EXERCISE: Your task is to reproduce, verbatim and without pictures, the lines from the opening of the listing through the line containing "bottom, height = 0.1401, 0.8224".

Rows from a dataset of charts and code:
>>

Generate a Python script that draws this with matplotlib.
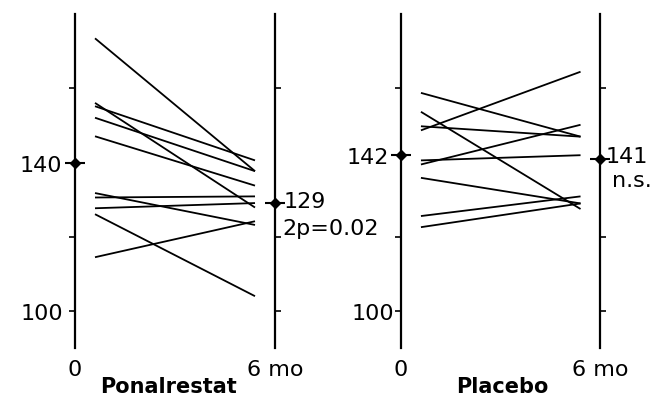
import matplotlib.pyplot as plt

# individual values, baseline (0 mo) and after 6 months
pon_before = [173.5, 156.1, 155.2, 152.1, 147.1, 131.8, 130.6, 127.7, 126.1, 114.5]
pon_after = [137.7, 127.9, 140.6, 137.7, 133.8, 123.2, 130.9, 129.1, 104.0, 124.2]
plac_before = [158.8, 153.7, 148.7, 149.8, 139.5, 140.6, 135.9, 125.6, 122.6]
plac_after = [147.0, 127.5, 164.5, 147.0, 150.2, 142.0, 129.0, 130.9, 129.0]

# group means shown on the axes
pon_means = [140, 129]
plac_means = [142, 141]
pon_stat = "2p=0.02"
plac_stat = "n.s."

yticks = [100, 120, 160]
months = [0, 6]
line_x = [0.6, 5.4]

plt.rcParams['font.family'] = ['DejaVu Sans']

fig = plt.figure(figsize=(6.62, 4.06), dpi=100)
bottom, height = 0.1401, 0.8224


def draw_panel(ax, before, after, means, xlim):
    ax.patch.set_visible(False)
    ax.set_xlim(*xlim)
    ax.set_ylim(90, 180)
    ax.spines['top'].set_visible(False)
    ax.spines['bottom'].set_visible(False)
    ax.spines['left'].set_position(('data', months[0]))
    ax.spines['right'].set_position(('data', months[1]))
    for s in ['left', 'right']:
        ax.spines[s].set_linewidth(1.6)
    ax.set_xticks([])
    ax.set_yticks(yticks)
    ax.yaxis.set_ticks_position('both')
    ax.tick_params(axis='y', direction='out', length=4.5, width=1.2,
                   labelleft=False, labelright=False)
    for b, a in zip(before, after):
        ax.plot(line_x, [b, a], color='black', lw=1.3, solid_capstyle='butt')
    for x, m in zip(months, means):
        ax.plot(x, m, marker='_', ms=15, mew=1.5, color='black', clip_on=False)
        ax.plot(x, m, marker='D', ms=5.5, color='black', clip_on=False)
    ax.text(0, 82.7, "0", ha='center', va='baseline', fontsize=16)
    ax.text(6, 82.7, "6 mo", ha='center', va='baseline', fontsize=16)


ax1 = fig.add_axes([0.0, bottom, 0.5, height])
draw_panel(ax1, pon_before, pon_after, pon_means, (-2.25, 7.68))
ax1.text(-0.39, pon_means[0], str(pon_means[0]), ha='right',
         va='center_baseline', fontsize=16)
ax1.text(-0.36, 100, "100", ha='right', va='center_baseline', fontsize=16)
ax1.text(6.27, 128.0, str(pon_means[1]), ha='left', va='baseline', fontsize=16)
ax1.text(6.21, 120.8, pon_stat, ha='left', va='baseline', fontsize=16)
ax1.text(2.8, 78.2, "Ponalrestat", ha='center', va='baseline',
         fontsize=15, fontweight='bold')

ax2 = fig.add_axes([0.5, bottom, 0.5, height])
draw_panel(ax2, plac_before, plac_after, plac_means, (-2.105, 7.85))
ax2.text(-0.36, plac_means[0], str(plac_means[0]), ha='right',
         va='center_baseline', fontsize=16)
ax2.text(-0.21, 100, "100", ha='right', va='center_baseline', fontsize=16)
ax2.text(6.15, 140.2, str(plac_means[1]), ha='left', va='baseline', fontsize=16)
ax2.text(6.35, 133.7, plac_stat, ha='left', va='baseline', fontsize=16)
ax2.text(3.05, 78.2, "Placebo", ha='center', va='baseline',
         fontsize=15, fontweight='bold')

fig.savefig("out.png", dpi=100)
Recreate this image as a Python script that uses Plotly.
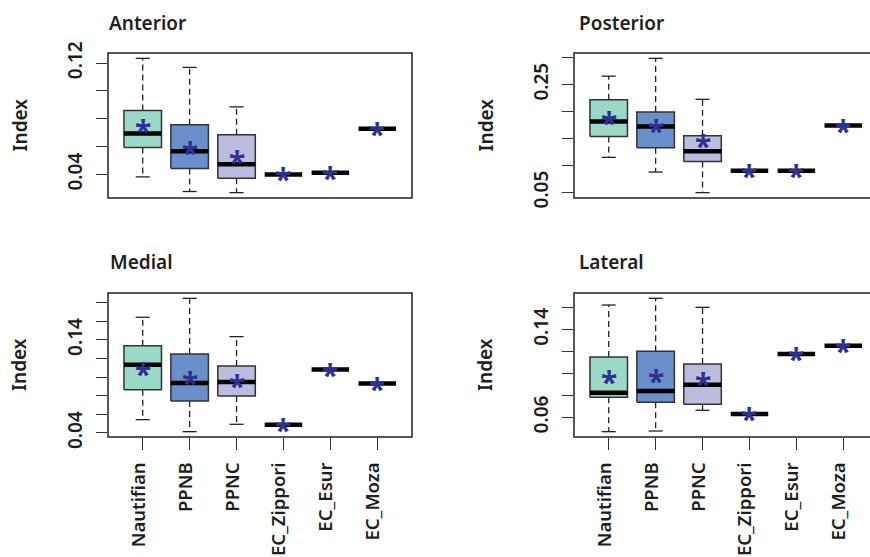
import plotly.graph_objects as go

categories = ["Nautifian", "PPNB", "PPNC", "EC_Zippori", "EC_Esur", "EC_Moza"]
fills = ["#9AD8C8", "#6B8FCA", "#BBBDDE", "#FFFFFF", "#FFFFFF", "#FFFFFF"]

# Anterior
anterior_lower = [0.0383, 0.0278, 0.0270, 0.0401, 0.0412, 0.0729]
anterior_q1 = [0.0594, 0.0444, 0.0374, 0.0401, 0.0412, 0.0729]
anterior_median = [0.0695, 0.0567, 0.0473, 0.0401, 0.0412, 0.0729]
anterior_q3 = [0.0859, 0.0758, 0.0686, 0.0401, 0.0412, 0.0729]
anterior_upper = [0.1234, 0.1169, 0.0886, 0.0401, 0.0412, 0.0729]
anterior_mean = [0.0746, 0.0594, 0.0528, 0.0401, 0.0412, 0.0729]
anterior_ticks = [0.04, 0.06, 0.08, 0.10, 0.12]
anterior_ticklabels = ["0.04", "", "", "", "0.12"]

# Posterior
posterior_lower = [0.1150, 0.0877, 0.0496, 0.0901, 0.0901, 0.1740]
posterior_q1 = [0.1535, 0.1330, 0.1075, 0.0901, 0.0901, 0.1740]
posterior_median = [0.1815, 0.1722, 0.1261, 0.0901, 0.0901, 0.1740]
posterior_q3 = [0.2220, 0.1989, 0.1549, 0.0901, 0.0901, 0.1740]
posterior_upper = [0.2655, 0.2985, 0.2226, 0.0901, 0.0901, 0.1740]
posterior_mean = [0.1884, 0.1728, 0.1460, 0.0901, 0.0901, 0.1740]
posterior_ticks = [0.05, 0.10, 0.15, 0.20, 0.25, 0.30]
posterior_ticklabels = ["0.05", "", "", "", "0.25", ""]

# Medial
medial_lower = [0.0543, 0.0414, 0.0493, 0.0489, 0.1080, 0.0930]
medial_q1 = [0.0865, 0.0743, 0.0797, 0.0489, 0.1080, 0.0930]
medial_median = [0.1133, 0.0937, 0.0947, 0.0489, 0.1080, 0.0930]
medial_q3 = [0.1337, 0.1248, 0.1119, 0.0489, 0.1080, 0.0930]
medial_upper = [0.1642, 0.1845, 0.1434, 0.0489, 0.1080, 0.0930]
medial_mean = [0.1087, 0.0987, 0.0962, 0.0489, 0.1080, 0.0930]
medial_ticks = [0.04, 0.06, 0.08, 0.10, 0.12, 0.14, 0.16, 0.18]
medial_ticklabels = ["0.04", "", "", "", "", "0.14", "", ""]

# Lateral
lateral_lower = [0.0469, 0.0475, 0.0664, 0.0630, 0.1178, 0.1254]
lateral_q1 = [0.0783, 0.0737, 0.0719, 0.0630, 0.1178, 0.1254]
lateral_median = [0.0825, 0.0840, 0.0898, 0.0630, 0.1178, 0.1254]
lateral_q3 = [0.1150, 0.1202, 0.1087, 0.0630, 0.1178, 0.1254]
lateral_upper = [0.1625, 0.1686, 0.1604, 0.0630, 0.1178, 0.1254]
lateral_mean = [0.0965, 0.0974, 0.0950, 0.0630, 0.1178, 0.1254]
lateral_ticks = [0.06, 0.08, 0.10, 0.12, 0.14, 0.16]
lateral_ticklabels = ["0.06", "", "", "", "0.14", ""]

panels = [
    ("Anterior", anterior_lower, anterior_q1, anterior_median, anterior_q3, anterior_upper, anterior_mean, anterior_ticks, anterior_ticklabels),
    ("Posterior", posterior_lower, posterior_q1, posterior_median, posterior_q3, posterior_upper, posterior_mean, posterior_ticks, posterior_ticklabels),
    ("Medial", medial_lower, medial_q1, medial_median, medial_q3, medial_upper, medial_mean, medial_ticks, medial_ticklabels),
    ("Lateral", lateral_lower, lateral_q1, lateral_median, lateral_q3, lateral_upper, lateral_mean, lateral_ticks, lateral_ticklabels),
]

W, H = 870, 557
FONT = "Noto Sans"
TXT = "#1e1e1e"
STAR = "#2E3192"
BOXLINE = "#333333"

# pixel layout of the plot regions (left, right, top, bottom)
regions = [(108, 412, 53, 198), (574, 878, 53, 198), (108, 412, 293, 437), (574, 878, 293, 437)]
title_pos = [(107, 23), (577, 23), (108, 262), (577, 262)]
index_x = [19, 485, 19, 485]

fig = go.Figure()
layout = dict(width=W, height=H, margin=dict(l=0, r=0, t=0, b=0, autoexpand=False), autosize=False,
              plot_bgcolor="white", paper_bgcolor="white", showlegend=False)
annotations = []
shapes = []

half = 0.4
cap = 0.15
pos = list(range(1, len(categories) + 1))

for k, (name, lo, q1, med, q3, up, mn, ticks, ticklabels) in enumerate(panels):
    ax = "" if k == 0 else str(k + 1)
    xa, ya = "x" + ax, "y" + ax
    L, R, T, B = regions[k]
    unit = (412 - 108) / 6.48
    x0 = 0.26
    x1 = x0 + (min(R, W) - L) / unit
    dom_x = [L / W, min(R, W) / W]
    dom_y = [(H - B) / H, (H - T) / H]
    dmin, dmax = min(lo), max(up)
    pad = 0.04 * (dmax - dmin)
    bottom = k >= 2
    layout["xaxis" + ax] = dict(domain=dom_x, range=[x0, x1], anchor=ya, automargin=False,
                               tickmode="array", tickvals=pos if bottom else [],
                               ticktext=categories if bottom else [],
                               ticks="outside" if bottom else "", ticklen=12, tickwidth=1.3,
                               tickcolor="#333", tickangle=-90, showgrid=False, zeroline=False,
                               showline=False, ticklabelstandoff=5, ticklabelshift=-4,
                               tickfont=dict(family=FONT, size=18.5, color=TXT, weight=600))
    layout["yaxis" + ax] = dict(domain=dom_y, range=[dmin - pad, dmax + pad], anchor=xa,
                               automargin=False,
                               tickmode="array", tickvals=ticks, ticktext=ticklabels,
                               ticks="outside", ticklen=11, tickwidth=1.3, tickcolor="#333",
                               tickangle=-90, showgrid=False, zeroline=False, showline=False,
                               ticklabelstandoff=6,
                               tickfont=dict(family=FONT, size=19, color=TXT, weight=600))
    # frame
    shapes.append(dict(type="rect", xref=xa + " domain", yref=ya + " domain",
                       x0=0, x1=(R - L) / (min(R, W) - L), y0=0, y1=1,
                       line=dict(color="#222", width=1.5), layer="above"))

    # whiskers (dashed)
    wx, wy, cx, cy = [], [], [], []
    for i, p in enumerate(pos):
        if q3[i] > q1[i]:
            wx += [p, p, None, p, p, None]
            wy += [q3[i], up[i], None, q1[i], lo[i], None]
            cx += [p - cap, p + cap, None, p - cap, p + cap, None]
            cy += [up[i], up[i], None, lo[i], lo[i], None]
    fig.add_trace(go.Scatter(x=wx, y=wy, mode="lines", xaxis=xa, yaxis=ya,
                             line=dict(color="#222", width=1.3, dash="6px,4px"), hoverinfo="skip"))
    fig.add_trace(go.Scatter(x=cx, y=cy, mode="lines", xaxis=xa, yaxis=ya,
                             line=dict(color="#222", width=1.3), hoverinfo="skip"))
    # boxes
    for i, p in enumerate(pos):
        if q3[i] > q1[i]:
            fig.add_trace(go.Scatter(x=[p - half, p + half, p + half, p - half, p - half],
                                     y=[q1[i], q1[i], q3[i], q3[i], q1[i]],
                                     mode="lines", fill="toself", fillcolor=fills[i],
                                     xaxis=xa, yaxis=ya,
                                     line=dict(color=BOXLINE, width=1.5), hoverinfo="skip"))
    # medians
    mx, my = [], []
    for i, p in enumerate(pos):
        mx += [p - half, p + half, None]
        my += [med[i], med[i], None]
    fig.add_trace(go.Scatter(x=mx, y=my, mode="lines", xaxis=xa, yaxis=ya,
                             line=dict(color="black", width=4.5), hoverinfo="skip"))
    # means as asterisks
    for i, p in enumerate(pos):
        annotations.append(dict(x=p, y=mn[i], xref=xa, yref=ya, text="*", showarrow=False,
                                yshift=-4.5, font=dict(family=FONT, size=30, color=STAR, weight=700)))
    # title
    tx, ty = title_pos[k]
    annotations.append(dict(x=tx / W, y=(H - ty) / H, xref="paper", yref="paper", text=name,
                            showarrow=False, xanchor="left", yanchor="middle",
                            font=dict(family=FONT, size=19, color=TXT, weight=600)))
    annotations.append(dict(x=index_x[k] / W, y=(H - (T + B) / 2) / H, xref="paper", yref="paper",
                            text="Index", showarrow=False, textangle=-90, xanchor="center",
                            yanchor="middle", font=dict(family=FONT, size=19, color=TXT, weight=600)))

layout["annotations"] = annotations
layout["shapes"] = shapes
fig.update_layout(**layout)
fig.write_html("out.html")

<<

REPLY:
Generate a Python script that draws this with matplotlib.
import matplotlib.pyplot as plt

# individual values, baseline (0 mo) and after 6 months
pon_before = [173.5, 156.1, 155.2, 152.1, 147.1, 131.8, 130.6, 127.7, 126.1, 114.5]
pon_after = [137.7, 127.9, 140.6, 137.7, 133.8, 123.2, 130.9, 129.1, 104.0, 124.2]
plac_before = [158.8, 153.7, 148.7, 149.8, 139.5, 140.6, 135.9, 125.6, 122.6]
plac_after = [147.0, 127.5, 164.5, 147.0, 150.2, 142.0, 129.0, 130.9, 129.0]

# group means shown on the axes
pon_means = [140, 129]
plac_means = [142, 141]
pon_stat = "2p=0.02"
plac_stat = "n.s."

yticks = [100, 120, 160]
months = [0, 6]
line_x = [0.6, 5.4]

plt.rcParams['font.family'] = ['DejaVu Sans']

fig = plt.figure(figsize=(6.62, 4.06), dpi=100)
bottom, height = 0.1401, 0.8224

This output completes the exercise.